AIM OF THE EXERCISE:
From the line with "Rebuild this chart" to the line with "from bokeh.resources import INLINE", both included, repeat each line exactly and leave out the pictures.

TASK INPUTS:
■ ■ ■ ■ ■ ■ ■
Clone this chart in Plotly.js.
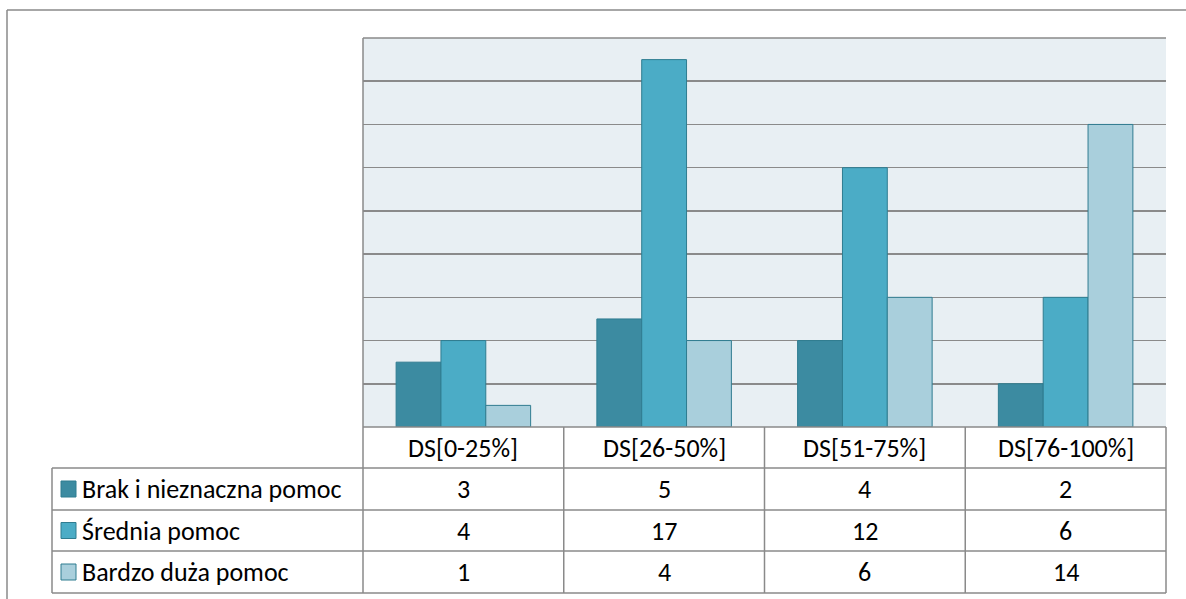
<!DOCTYPE html>
<html>
<head>
<meta charset="utf-8">
<script src="https://cdn.plot.ly/plotly-3.0.1.min.js"></script>
<style>html,body{margin:0;padding:0;background:#fff;}</style>
</head>
<body>
<div id="chart" style="width:1186px;height:599px"></div>
<script>
// ---- data ----
const categories = ['DS[0-25%]', 'DS[26-50%]', 'DS[51-75%]', 'DS[76-100%]'];
const seriesNames = ['Brak i nieznaczna pomoc', 'Średnia pomoc', 'Bardzo duża pomoc'];
const brakValues = [3, 5, 4, 2];
const sredniaValues = [4, 17, 12, 6];
const bardzoValues = [1, 4, 6, 14];

// ---- style / layout ----
const seriesColors = ['#3c8ba1', '#4bacc6', '#a9cfdc'];
const edgeColor = '#2f7c90';
const lineColor = '#8a8a8a';
const FONT = 'Carlito, Calibri, Lato, sans-serif';
const FSIZE = 26;
const W = 1186, H = 599;
const L = 363, R = 1166, T = 38, B = 427;
const rowEdges = [427, 468, 510, 551, 593];
const legendLeft = 52;

const px2x = p => (p - L) / (R - L);
const px2y = p => (B - p) / (B - T);

const allValues = [brakValues, sredniaValues, bardzoValues];
const idx = categories.map((c, i) => i);

const traces = allValues.map((vals, s) => ({
  type: 'bar',
  name: seriesNames[s],
  x: idx,
  y: vals,
  marker: {color: seriesColors[s], line: {color: edgeColor, width: 1}},
  hoverinfo: 'x+y+name',
  showlegend: false
}));

const shapes = [];
const annotations = [];
function hline(y, x0, x1) {
  shapes.push({type: 'line', xref: 'paper', yref: 'paper', x0: px2x(x0), x1: px2x(x1), y0: px2y(y), y1: px2y(y),
    line: {color: lineColor, width: 1.5}});
}
function vline(x, y0, y1) {
  shapes.push({type: 'line', xref: 'paper', yref: 'paper', x0: px2x(x), x1: px2x(x), y0: px2y(y0), y1: px2y(y1),
    line: {color: lineColor, width: 1.5}});
}
// outer frame
hline(10, 7, W + 5);
vline(7, 10, H + 5);
// top of plot
hline(T, L, R);
// table rows
hline(rowEdges[0], L, R);
for (let r = 1; r < rowEdges.length; r++) hline(rowEdges[r], legendLeft, R);
// table columns
vline(L, T, rowEdges[rowEdges.length - 1]);
vline(legendLeft, rowEdges[1], rowEdges[rowEdges.length - 1]);
const colW = (R - L) / categories.length;
for (let c = 1; c <= categories.length; c++) vline(L + c * colW, rowEdges[0], rowEdges[rowEdges.length - 1]);

// header text
categories.forEach((cat, i) => {
  annotations.push({xref: 'x', yref: 'paper', x: i, y: px2y((rowEdges[0] + rowEdges[1]) / 2),
    text: cat, showarrow: false, xanchor: 'center', yanchor: 'middle',
    font: {family: FONT, size: FSIZE, color: '#000'}});
});
// values + legend rows
allValues.forEach((vals, s) => {
  const yc = (rowEdges[s + 1] + rowEdges[s + 2]) / 2;
  vals.forEach((v, i) => {
    annotations.push({xref: 'x', yref: 'paper', x: i, y: px2y(yc),
      text: String(v), showarrow: false, xanchor: 'center', yanchor: 'middle',
      font: {family: FONT, size: FSIZE, color: '#000'}});
  });
  shapes.push({type: 'rect', xref: 'paper', yref: 'paper',
    x0: px2x(61), x1: px2x(76), y0: px2y(yc - 8), y1: px2y(yc + 8),
    fillcolor: seriesColors[s], line: {color: edgeColor, width: 1}});
  annotations.push({xref: 'paper', yref: 'paper', x: px2x(80), y: px2y(yc),
    text: seriesNames[s], showarrow: false, xanchor: 'left', yanchor: 'middle',
    font: {family: FONT, size: FSIZE, color: '#000'}});
});

const layout = {
  width: W, height: H,
  margin: {l: L, r: W - R, t: T, b: H - B, pad: 0},
  paper_bgcolor: '#ffffff',
  plot_bgcolor: '#e8eff3',
  barmode: 'group',
  bargap: 0.33,
  bargroupgap: 0,
  showlegend: false,
  xaxis: {
    type: 'linear', range: [-0.5, categories.length - 0.5],
    showticklabels: false, ticks: '', showgrid: false, zeroline: false,
    showline: false, fixedrange: true
  },
  yaxis: {
    range: [0, 18], dtick: 2, tick0: 0,
    showticklabels: false, ticks: '', showgrid: true,
    gridcolor: lineColor, gridwidth: 1.5, zeroline: false,
    showline: false, fixedrange: true
  },
  shapes: shapes,
  annotations: annotations
};

Plotly.newPlot('chart', traces, layout, {displayModeBar: false, staticPlot: true});
</script>
</body>
</html>
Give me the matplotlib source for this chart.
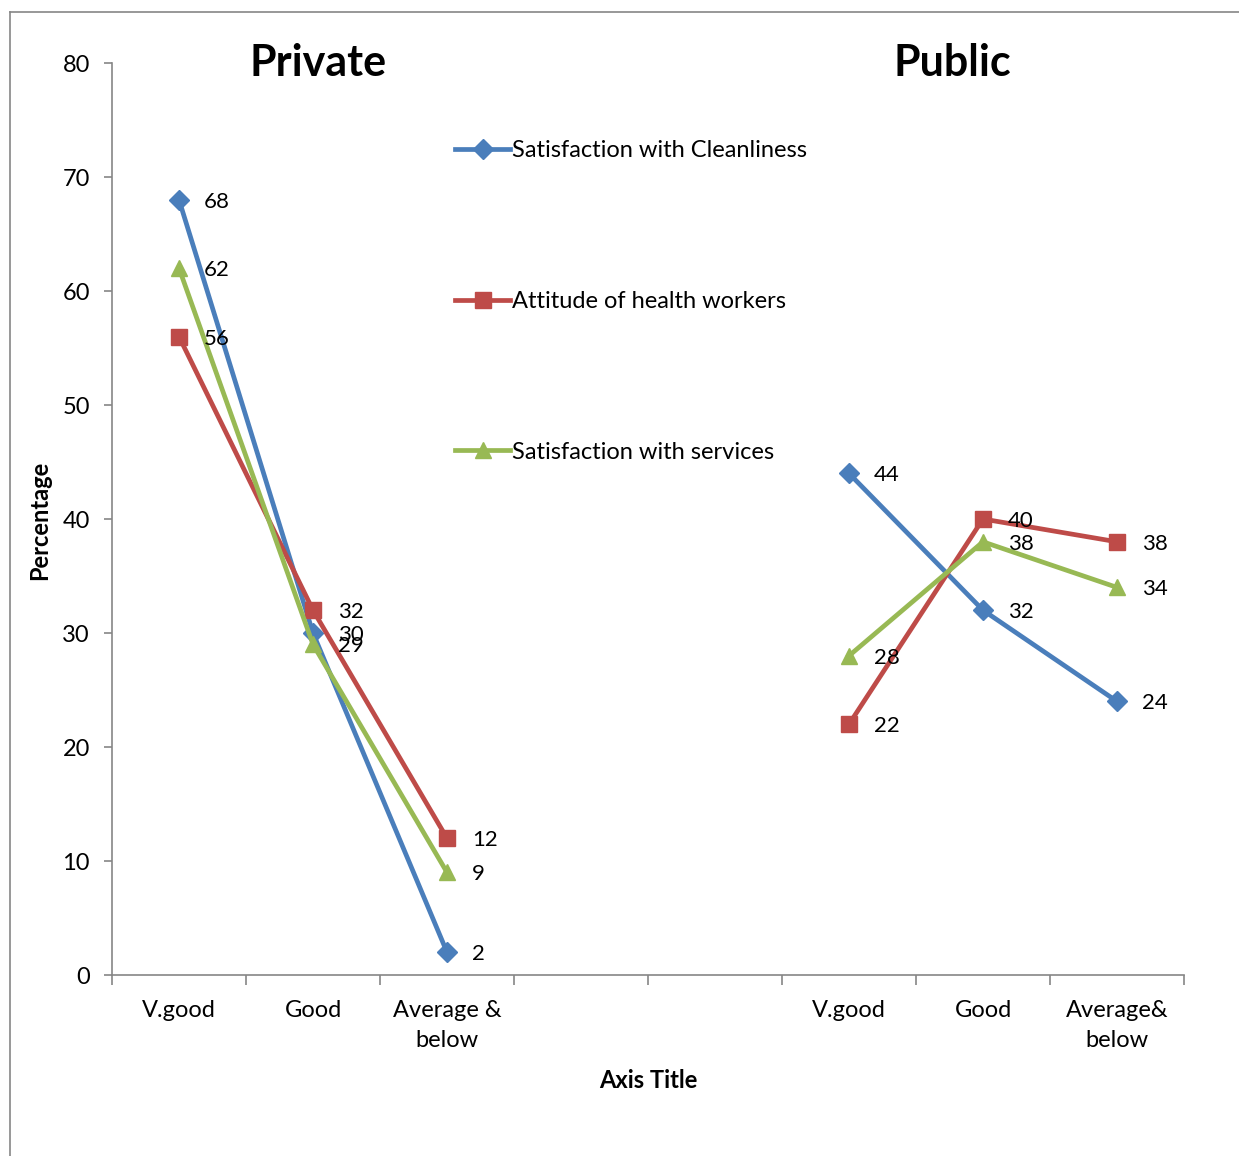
import numpy as np
import matplotlib
matplotlib.use('Agg')
import matplotlib.pyplot as plt
from matplotlib.lines import Line2D

plt.rcParams['font.family'] = ['Lato', 'DejaVu Sans']

categories = ['V.good', 'Good', 'Average &\nbelow', '', '', 'V.good', 'Good', 'Average&\nbelow']
cleanliness = [68, 30, 2, np.nan, np.nan, 44, 32, 24]
attitude = [56, 32, 12, np.nan, np.nan, 22, 40, 38]
services = [62, 29, 9, np.nan, np.nan, 28, 38, 34]

series = [
    ('Satisfaction with Cleanliness', cleanliness, '#4A7EBB', 'D', 10),
    ('Attitude of health workers', attitude, '#BE4B48', 's', 11),
    ('Satisfaction with services', services, '#98B954', '^', 12),
]

W, H = 1239, 1156
fig = plt.figure(figsize=(W / 100, H / 100), dpi=100)
ax = fig.add_axes([112 / W, 181 / H, (1184 - 112) / W, (975 - 63) / H])

x = np.arange(len(categories))
for name, vals, color, marker, ms in series:
    ax.plot(x, vals, color=color, lw=3.4, marker=marker, markersize=ms,
            markeredgecolor=color, label=name, clip_on=False)
    for xi, v in zip(x, vals):
        if not np.isnan(v):
            ax.annotate(f'{v:g}', (xi, v), xytext=(18, -1.5), textcoords='offset points',
                        ha='left', va='center', fontsize=16, color='black')

ax.set_xlim(-0.5, len(categories) - 0.5)
ax.set_ylim(0, 80)
ax.set_yticks(range(0, 81, 10))
ax.set_xticks(np.arange(-0.5, len(categories), 1))
ax.set_xticklabels([])
ax.set_xticks(x, minor=True)
ax.set_xticklabels(categories, minor=True, fontsize=17, linespacing=1.55)
ax.tick_params(axis='x', which='minor', length=0, pad=18)
ax.tick_params(axis='x', which='major', length=7, width=1.2, color='#868686', direction='out')
ax.tick_params(axis='y', length=6, width=1.2, color='#868686', labelsize=17, pad=10)

for side in ('top', 'right'):
    ax.spines[side].set_visible(False)
for side in ('left', 'bottom'):
    ax.spines[side].set_color('#868686')
    ax.spines[side].set_linewidth(1.2)

ax.set_xlabel('Axis Title', fontsize=17, fontweight='bold', labelpad=13)
fig.text(40 / W, 1 - 520 / H, 'Percentage', rotation=90, ha='center', va='center',
         fontsize=17, fontweight='bold')

fig.text(318 / W, 1 - 63 / H, 'Private', ha='center', va='center', fontsize=31, fontweight='bold')
fig.text(952 / W, 1 - 63 / H, 'Public', ha='center', va='center', fontsize=31, fontweight='bold')

fig.legend(loc='upper left', bbox_to_anchor=(455 / W, 1 - 140 / H), frameon=False,
           fontsize=17, handlelength=2.35, handletextpad=0.08, labelspacing=5.5,
           borderpad=0, borderaxespad=0)

# outer chart frame
fig.add_artist(Line2D([10 / W, 10 / W], [0, 1 - 12 / H], color='#868686', lw=1.2,
                      transform=fig.transFigure))
fig.add_artist(Line2D([10 / W, 1], [1 - 12 / H, 1 - 12 / H], color='#868686', lw=1.2,
                      transform=fig.transFigure))

fig.savefig('out.png', dpi=100)
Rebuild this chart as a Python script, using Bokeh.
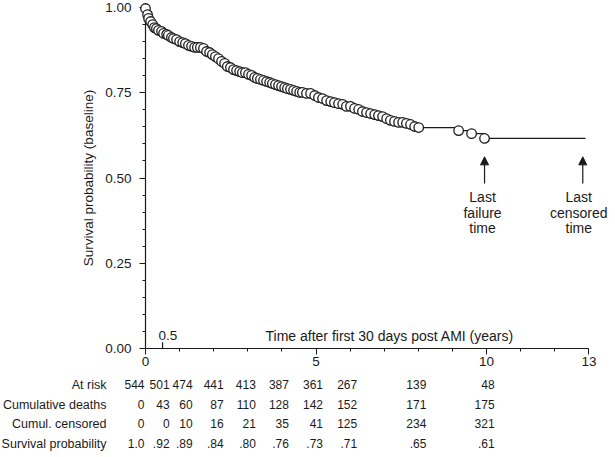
from bokeh.plotting import figure
from bokeh.models import (Range1d, FixedTicker, PrintfTickFormatter, Label,
                          ColumnDataSource, Arrow, NormalHead)
from bokeh.core.properties import value
from bokeh.embed import file_html
from bokeh.resources import INLINE

# ---------------- data ----------------
surv_t = [0.00, 0.06, 0.09, 0.15, 0.21, 0.26, 0.32, 0.38, 0.47, 0.53,
          0.62, 0.67, 0.76, 0.82, 0.91, 1.00, 1.09, 1.17, 1.26, 1.35,
          1.44, 1.52, 1.61, 1.70, 1.79, 1.88, 1.96, 2.05, 2.14, 2.23,
          2.32, 2.40, 2.49, 2.58, 2.67, 2.76, 2.84, 2.93, 3.02, 3.11,
          3.20, 3.28, 3.37, 3.46, 3.55, 3.64, 3.72, 3.81, 3.90, 3.99,
          4.08, 4.16, 4.25, 4.34, 4.43, 4.52, 4.60, 4.72, 4.84, 4.96,
          5.07, 5.19, 5.31, 5.43, 5.54, 5.66, 5.78, 5.89, 6.01, 6.13,
          6.25, 6.36, 6.48, 6.60, 6.72, 6.83, 6.95, 7.07, 7.18, 7.30,
          7.42, 7.54, 7.65, 7.77, 7.89, 8.01, 9.18, 9.56, 9.94]
surv_s = [0.997, 0.979, 0.968, 0.959, 0.950, 0.941, 0.938, 0.933, 0.930, 0.924,
          0.921, 0.918, 0.912, 0.909, 0.906, 0.900, 0.897, 0.894, 0.889, 0.886,
          0.883, 0.883, 0.883, 0.880, 0.871, 0.868, 0.862, 0.856, 0.850, 0.842,
          0.836, 0.827, 0.824, 0.818, 0.815, 0.812, 0.809, 0.809, 0.804, 0.801,
          0.795, 0.792, 0.789, 0.786, 0.783, 0.780, 0.777, 0.774, 0.771, 0.768,
          0.765, 0.762, 0.760, 0.757, 0.754, 0.751, 0.751, 0.748, 0.748, 0.742,
          0.736, 0.733, 0.727, 0.724, 0.721, 0.718, 0.716, 0.710, 0.710, 0.704,
          0.701, 0.695, 0.692, 0.689, 0.686, 0.683, 0.680, 0.674, 0.669, 0.666,
          0.663, 0.663, 0.660, 0.657, 0.651, 0.648, 0.639, 0.630, 0.616]
last_failure_time = 9.94
last_censored_time = 12.82
curve_end = 12.9

x_major = [0, 5, 10, 13]
x_minor = [1, 2, 3, 4, 6, 7, 8, 9, 11, 12]
y_major = [0.0, 0.25, 0.5, 0.75, 1.0]
y_minor = [0.05, 0.10, 0.15, 0.20, 0.30, 0.35, 0.40, 0.45,
           0.55, 0.60, 0.65, 0.70, 0.80, 0.85, 0.90, 0.95]
extra_tick = 0.5

table_times = [0, 0.5, 1, 2, 3, 4, 5, 6, 8, 10]
row_names = ["At risk", "Cumulative deaths", "Cumul. censored", "Survival probability"]
at_risk = [544, 501, 474, 441, 413, 387, 361, 267, 139, 48]
cum_deaths = [0, 43, 60, 87, 110, 128, 142, 152, 171, 175]
cum_censored = [0, 0, 10, 16, 21, 35, 41, 125, 234, 321]
surv_prob = ["1.0", ".92", ".89", ".84", ".80", ".76", ".73", ".71", ".65", ".61"]

# ---------------- style / layout ----------------
FONT = "Liberation Sans"
INK = "#1a1a1a"
col_nudge = [-1, 7, 13, 10, 8, 7, 7, 7, 8, 8]   # px, right edge of column vs tick
row_drop = [36, 56, 75, 95]                     # px below the x axis

p = figure(width=614, height=456, output_backend="svg", toolbar_location=None,
           x_range=Range1d(0, 13.75), y_range=Range1d(0, 1.0),
           min_border_left=145, min_border_right=0, min_border_top=7,
           min_border_bottom=108)
p.outline_line_color = None
p.grid.visible = False
p.background_fill_color = "white"

# axes
xa = p.xaxis[0]
xa.ticker = FixedTicker(ticks=x_major, minor_ticks=x_minor)
xa.bounds = (0, 13)
xa.major_tick_out = 6
xa.major_tick_in = 0
xa.minor_tick_out = 3
xa.minor_tick_in = 0
xa.major_label_standoff = 2
xa.major_label_text_font = FONT
xa.major_label_text_font_size = "13.5px"
xa.major_label_text_color = INK
xa.axis_line_color = INK
xa.major_tick_line_color = INK
xa.minor_tick_line_color = INK
xa.axis_line_width = 1.2

ya = p.yaxis[0]
ya.ticker = FixedTicker(ticks=y_major, minor_ticks=y_minor)
ya.bounds = (0, 1)
ya.formatter = PrintfTickFormatter(format="%.2f")
ya.major_tick_out = 6
ya.major_tick_in = 0
ya.minor_tick_out = 3
ya.minor_tick_in = 0
ya.major_label_standoff = 8
ya.major_label_text_font = FONT
ya.major_label_text_font_size = "13.5px"
ya.major_label_text_color = INK
ya.axis_label = "Survival probability (baseline)"
ya.axis_label_text_font = FONT
ya.axis_label_text_font_size = "13.5px"
ya.axis_label_text_font_style = "normal"
ya.axis_label_text_color = INK
ya.axis_label_standoff = 6
ya.axis_line_color = INK
ya.major_tick_line_color = INK
ya.minor_tick_line_color = INK
ya.axis_line_width = 1.2

# extra tick at 0.5 (pointing up) and its label
p.segment(x0=[extra_tick], y0=[0], x1=[extra_tick], y1=[0.018], line_color=INK, line_width=1.2)
p.add_layout(Label(x=extra_tick, y=0, text="0.5", x_offset=-4, y_offset=13,
                   text_align="left", text_baseline="middle", text_font=FONT,
                   text_font_size="13.5px", text_color=INK))
p.add_layout(Label(x=0, y=0, text="Time after first 30 days post AMI (years)",
                   x_offset=120, y_offset=13, text_align="left", text_baseline="middle",
                   text_font=FONT, text_font_size="14px", text_color=INK))

# survival curve
step_t = surv_t + [curve_end]
step_s = surv_s + [surv_s[-1]]
p.step(step_t, step_s, mode="after", line_color=INK, line_width=1.2)
r = p.scatter(surv_t, surv_s, marker="circle", size=9.5, fill_color="white",
              line_color=INK, line_width=1.3)
r.level = "overlay"

# arrows and notes
for tx, words, nudge in [(last_failure_time, ["Last", "failure", "time"], -2),
                         (last_censored_time, ["Last", "censored", "time"], -4)]:
    p.add_layout(Arrow(end=NormalHead(size=8, fill_color=INK, line_color=INK),
                       x_start=tx, y_start=0.484, x_end=tx, y_end=0.562,
                       line_color=INK, line_width=1.2))
    for k, w in enumerate(words):
        p.add_layout(Label(x=tx, y=0.484, text=w, x_offset=nudge, y_offset=-14 - 15.5 * k,
                           text_align="center", text_baseline="middle", text_font=FONT,
                           text_font_size="14px", text_color=INK))

# table under the axis (overlay-level text glyphs, positioned through the x scale)
xs, ys, txt, xo, yo = [], [], [], [], []
for ri, row in enumerate([at_risk, cum_deaths, cum_censored, surv_prob]):
    for ci, v in enumerate(row):
        xs.append(table_times[ci])
        ys.append(0)
        txt.append(str(v))
        xo.append(col_nudge[ci])
        yo.append(row_drop[ri])
tsrc = ColumnDataSource(dict(x=xs, y=ys, text=txt, xo=xo, yo=yo))
t1 = p.text(x="x", y="y", text="text", x_offset="xo", y_offset="yo", source=tsrc,
            text_align="right", text_baseline="middle", text_font=value(FONT),
            text_font_size="12px", text_color=INK)
t1.level = "overlay"
nsrc = ColumnDataSource(dict(x=[0] * 4, y=[0] * 4, text=row_names, yo=row_drop))
t2 = p.text(x="x", y="y", text="text", x_offset=-39, y_offset="yo", source=nsrc,
            text_align="right", text_baseline="middle", text_font=value(FONT),
            text_font_size="12.5px", text_color=INK)
t2.level = "overlay"

open("out.html", "w").write(file_html(p, INLINE))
■ ■ ■ ■ ■ ■ ■
FULL RESPONSE:
Rebuild this chart as a Python script, using Bokeh.
from bokeh.plotting import figure
from bokeh.models import (Range1d, FixedTicker, PrintfTickFormatter, Label,
                          ColumnDataSource, Arrow, NormalHead)
from bokeh.core.properties import value
from bokeh.embed import file_html
from bokeh.resources import INLINE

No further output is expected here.